After the 1980 demise of the Rock Island the C&NW acquired Rock’s Minneapolis-Kansas City “spine line,” and by the mid-1980s abandoned the somewhat longer Chicago Great Western route between those cities.


The North Western’s other major expansion was into the Powder River Basin of northeastern Wyoming. C&NW (through a subsidiary, Western Railroad Properties) and Burlington Northern jointly operated a line north into the coalfields from Orin and Shawnee, Wyoming (the line was constructed by BN between 1976 and 1979). In 1984 C&NW opened a new line along the Wyoming-Nebraska state line to a connection with Union Pacific’s line along the North Platte River rather than rebuild more than 500 miles of its line across northern Nebraska.


Contraction and merger

The North Western spun off two major groups of lines to form regional railroads:


  •  Dakota, Minnesota & Eastern Railroad: Winona, Minn., to Rapid City,
    S. D., plus branches, 965 miles in all (September 1986)
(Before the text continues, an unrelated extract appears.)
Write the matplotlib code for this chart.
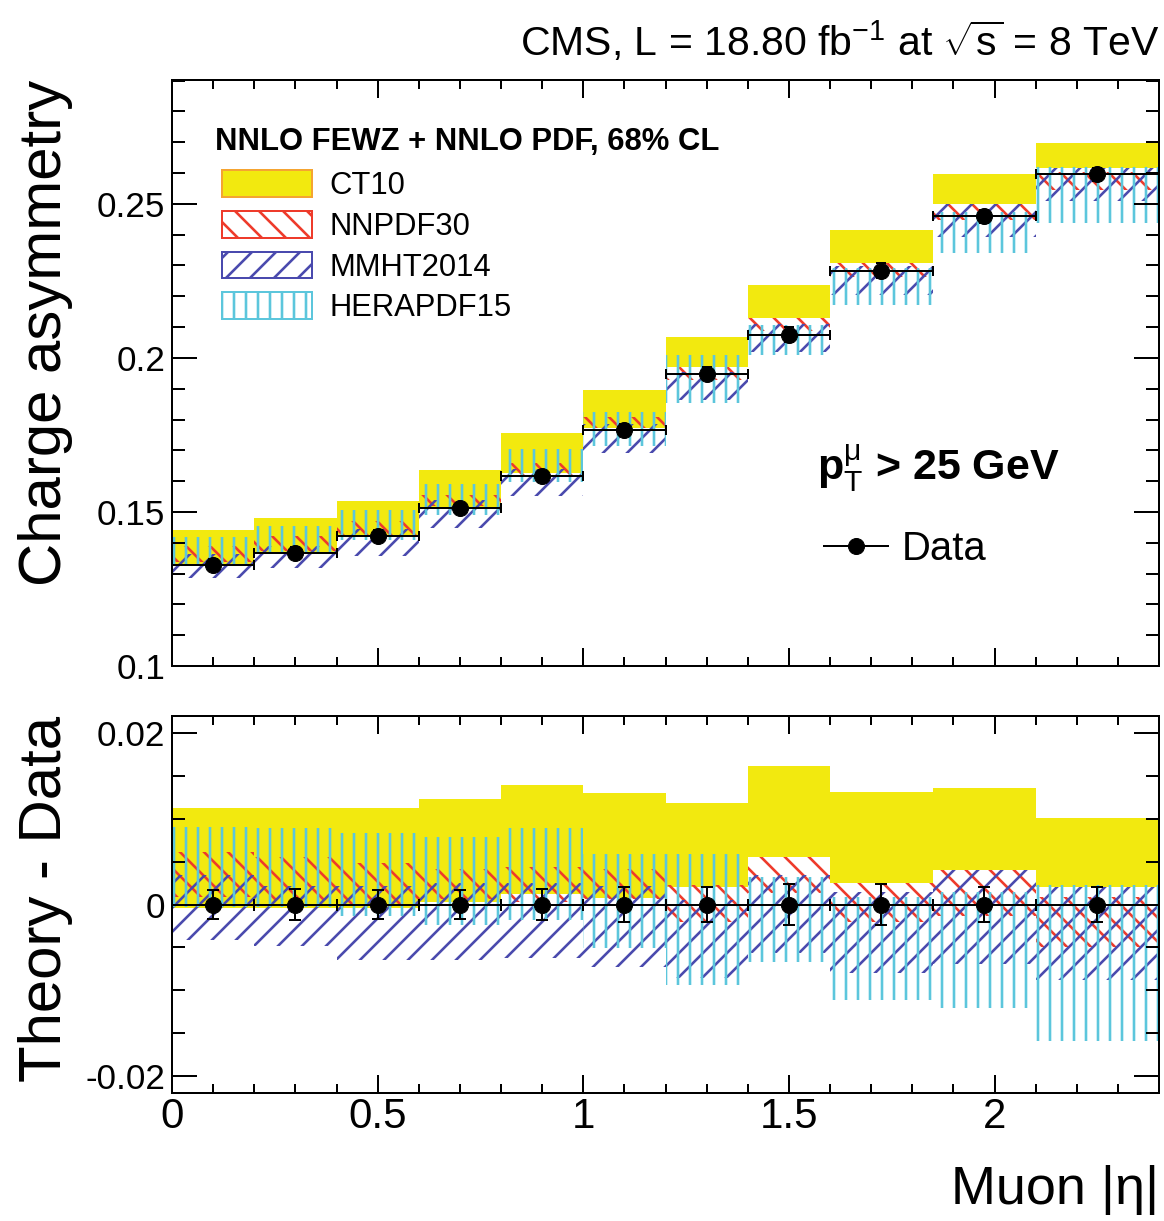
import numpy as np
import matplotlib
matplotlib.use("Agg")
import matplotlib.pyplot as plt
from matplotlib.patches import Patch
from matplotlib.lines import Line2D
from matplotlib.ticker import FixedLocator, MultipleLocator

plt.rcParams['font.family'] = ['Liberation Sans', 'DejaVu Sans']
plt.rcParams['mathtext.fontset'] = 'custom'
plt.rcParams['mathtext.rm'] = 'Liberation Sans'
plt.rcParams['mathtext.it'] = 'Liberation Sans:italic'
plt.rcParams['mathtext.bf'] = 'Liberation Sans:bold'
plt.rcParams['hatch.linewidth'] = 2.6
plt.rcParams['axes.linewidth'] = 2.0

# muon |eta| bins
edges = [0.0, 0.2, 0.4, 0.6, 0.8, 1.0, 1.2, 1.4, 1.6, 1.85, 2.1, 2.4]
eta = [0.1, 0.3, 0.5, 0.7, 0.9, 1.1, 1.3, 1.5, 1.725, 1.975, 2.25]

# measured charge asymmetry
asym = [0.1329, 0.1367, 0.1423, 0.1513, 0.1616, 0.1765,
        0.1949, 0.2075, 0.2283, 0.2460, 0.2596]
asym_err = [0.0017, 0.0018, 0.0017, 0.0017, 0.0018, 0.0020,
            0.0021, 0.0024, 0.0024, 0.0021, 0.0021]

# theory - data, 68% CL bands
ct10_lo = [-0.0004, -0.0004, -0.0004, 0.0003, 0.0012, 0.0008,
           0.0021, 0.0056, 0.0025, 0.0040, 0.0021]
ct10_hi = [0.0113, 0.0113, 0.0113, 0.0123, 0.0140, 0.0130,
           0.0118, 0.0162, 0.0131, 0.0136, 0.0101]
nnpdf_lo = [0.0009, 0.0005, 0.0000, 0.0006, 0.0003, 0.0006,
            -0.0020, 0.0013, -0.0020, -0.0014, -0.0050]
nnpdf_hi = [0.0061, 0.0056, 0.0048, 0.0042, 0.0044, 0.0042,
            0.0023, 0.0056, 0.0025, 0.0040, 0.0009]
mmht_lo = [-0.0042, -0.0048, -0.0065, -0.0065, -0.0063, -0.0073,
           -0.0086, -0.0057, -0.0080, -0.0069, -0.0088]
mmht_hi = [0.0035, 0.0022, 0.0022, 0.0025, 0.0025, 0.0022,
           0.0005, 0.0035, 0.0015, 0.0040, 0.0020]
hera_lo = [-0.0003, -0.0003, -0.0014, -0.0024, -0.0018, -0.0051,
           -0.0094, -0.0067, -0.0112, -0.0121, -0.0159]
hera_hi = [0.0091, 0.0089, 0.0083, 0.0079, 0.0089, 0.0059,
           0.0059, 0.0032, 0.0009, 0.0015, 0.0023]

top_ticks = [0.1, 0.15, 0.2, 0.25]
top_ticklabels = ["0.1", "0.15", "0.2", "0.25"]
bot_ticks = [-0.02, 0.0, 0.02]
bot_ticklabels = ["-0.02", "0", "0.02"]
x_ticks = [0, 0.5, 1, 1.5, 2]
x_ticklabels = ["0", "0.5", "1", "1.5", "2"]

yellow = '#f2e90f'
orange = '#f5a431'
red = '#ee3b2b'
blue = '#4a4aae'
cyan = '#5cc6dc'

DPI = 72
W, H = 1164, 1221
fig = plt.figure(figsize=(W / DPI, H / DPI), dpi=DPI)
ax1 = fig.add_axes([172 / W, 1 - 666 / H, 987 / W, 586 / H])
ax2 = fig.add_axes([172 / W, 1 - 1093 / H, 987 / W, 377 / H])

base = np.array(asym)
half = np.diff(edges) / 2


def draw_bands(ax, offset):
    ax.stairs(offset + np.array(ct10_hi), edges, baseline=offset + np.array(ct10_lo),
              fill=True, facecolor=yellow, edgecolor='none', linewidth=0)
    ax.stairs(offset + np.array(nnpdf_hi), edges, baseline=offset + np.array(nnpdf_lo),
              fill=True, facecolor='none', edgecolor=red, hatch='\\', linewidth=0)
    ax.stairs(offset + np.array(mmht_hi), edges, baseline=offset + np.array(mmht_lo),
              fill=True, facecolor='none', edgecolor=blue, hatch='/', linewidth=0)
    ax.stairs(offset + np.array(hera_hi), edges, baseline=offset + np.array(hera_lo),
              fill=True, facecolor='none', edgecolor=cyan, hatch='|', linewidth=0)


# top panel
draw_bands(ax1, base)
ax1.errorbar(eta, asym, xerr=half, yerr=asym_err, fmt='o', color='k', ms=16,
             elinewidth=2, capsize=5, capthick=2, zorder=5)

# bottom panel
draw_bands(ax2, np.zeros(len(asym)))
ax2.errorbar(eta, np.zeros(len(asym)), xerr=half, yerr=asym_err, fmt='o', color='k',
             ms=16, elinewidth=2, capsize=6, capthick=2, zorder=5)

for ax in (ax1, ax2):
    ax.set_xlim(0, 2.4)
    ax.xaxis.set_major_locator(FixedLocator(x_ticks))
    ax.xaxis.set_minor_locator(MultipleLocator(0.1))
    ax.tick_params(which='both', direction='in', top=True, right=True, width=2)
    ax.tick_params(axis='y', which='major', length=25, pad=7, labelsize=35)
    ax.tick_params(axis='y', which='minor', length=13)
    ax.tick_params(axis='x', which='major', length=18, pad=4, labelsize=42)
    ax.tick_params(axis='x', which='minor', length=9)

ax1.set_ylim(0.1, 0.2902)
ax1.set_yticks(top_ticks, top_ticklabels)
ax1.yaxis.set_minor_locator(MultipleLocator(0.01))
ax1.tick_params(axis='x', labelbottom=False)

ax2.set_ylim(-0.022, 0.022)
ax2.set_yticks(bot_ticks, bot_ticklabels)
ax2.yaxis.set_minor_locator(MultipleLocator(0.005))
ax2.set_xticks(x_ticks, x_ticklabels)

ax1.set_ylabel('Charge asymmetry', fontsize=60, loc='top')
ax1.yaxis.set_label_coords(-0.100, 1.0)
ax2.set_ylabel('Theory - Data', fontsize=60, loc='top')
ax2.yaxis.set_label_coords(-0.100, 1.0)
ax2.set_xlabel('Muon |η|', fontsize=54, loc='right')
ax2.xaxis.set_label_coords(1.0, -0.19)

ax1.text(1.0, 1.041, r'CMS, L = 18.80 fb$^{-1}$ at $\sqrt{\mathrm{s}}$ = 8 TeV',
         transform=ax1.transAxes, ha='right', va='baseline', fontsize=41)
ax1.text(0.653, 0.317, r'$\mathbf{p}_{\mathrm{T}}^{\mathrm{\mu}}$ > 25 GeV',
         transform=ax1.transAxes, ha='left', va='baseline', fontsize=43,
         fontweight='bold')

ax1.text(0.0435, 0.894, 'NNLO FEWZ + NNLO PDF, 68% CL', transform=ax1.transAxes,
         ha='left', va='center', fontsize=31, fontweight='bold')

handles = [Patch(facecolor=yellow, edgecolor=orange, linewidth=2),
           Patch(facecolor='white', edgecolor=red, hatch='\\', linewidth=2),
           Patch(facecolor='white', edgecolor=blue, hatch='/', linewidth=2),
           Patch(facecolor='white', edgecolor=cyan, hatch='|', linewidth=2)]
labels = ['CT10', 'NNPDF30', 'MMHT2014', 'HERAPDF15']
leg = ax1.legend(handles, labels, loc='upper left', bbox_to_anchor=(0.0506, 0.846),
                 frameon=False, fontsize=31, handlelength=2.9, handleheight=0.95,
                 handletextpad=0.58, labelspacing=0.31, borderpad=0, borderaxespad=0)
ax1.add_artist(leg)

data_handle = Line2D([], [], color='k', marker='o', ms=16, linewidth=2)
ax1.legend([data_handle], ['Data'], loc='center left', bbox_to_anchor=(0.661, 0.2),
           frameon=False, fontsize=40, handlelength=1.6, handletextpad=0.33,
           borderpad=0, borderaxespad=0, numpoints=1)

fig.savefig('out.png', dpi=DPI)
  •  Fox River Valley Railroad: two lines from Green Bay to Granville and Cleveland, Wis., plus branches, 214 miles (December 1988). Sale of the two main lines south of Green Bay had the effect of isolating C&NW’s lines in northern Wisconsin and Michigan’s Upper Peninsula from the rest of the system. Wisconsin Central later purchased those lines as well as the Fox River Valley Railroad.


By the 1990s most of Chicago & North Western’s traffic was concentrated on two lines: Chicago to Council Bluffs, essentially an eastern extension of Union Pacific’s transcontinental main line, and the Wyoming and Nebraska coal lines.


During the late 1980s the C&NW was the target of several hostile takeover attempts. Union Pacific was concerned about these — by then C&NW was its principal eastern connection. On March 17, 1995, Union Pacific announced its intention to buy the 70% of the C&NW that it did not already own.

2 thoughts on “Chicago & North Western history remembered

  1. The last time I rode the C&NW was in 1967 from my hometown, Racine, Wisconsin, to Oshkosh, Wisconsin to visit a friend and play golf and tennis. What a great ride.

  2. Actually, the UP wanted to buy the Rock Island and filed with the ICC to do so. It took 4 years to obtain approval and, during those 4 years, the Rock had crumbled. Though it was the shortest route between Council Bluffs and Chicago, the property and motive power had deteriorated terribly due to lack of funds. Much of the mainline was restricted to 10 MPH. The cost to overhaul the track and totally replace/overhaul the run down motive power made it financially impractical to purchase. UP’s only other choice was the C&NW.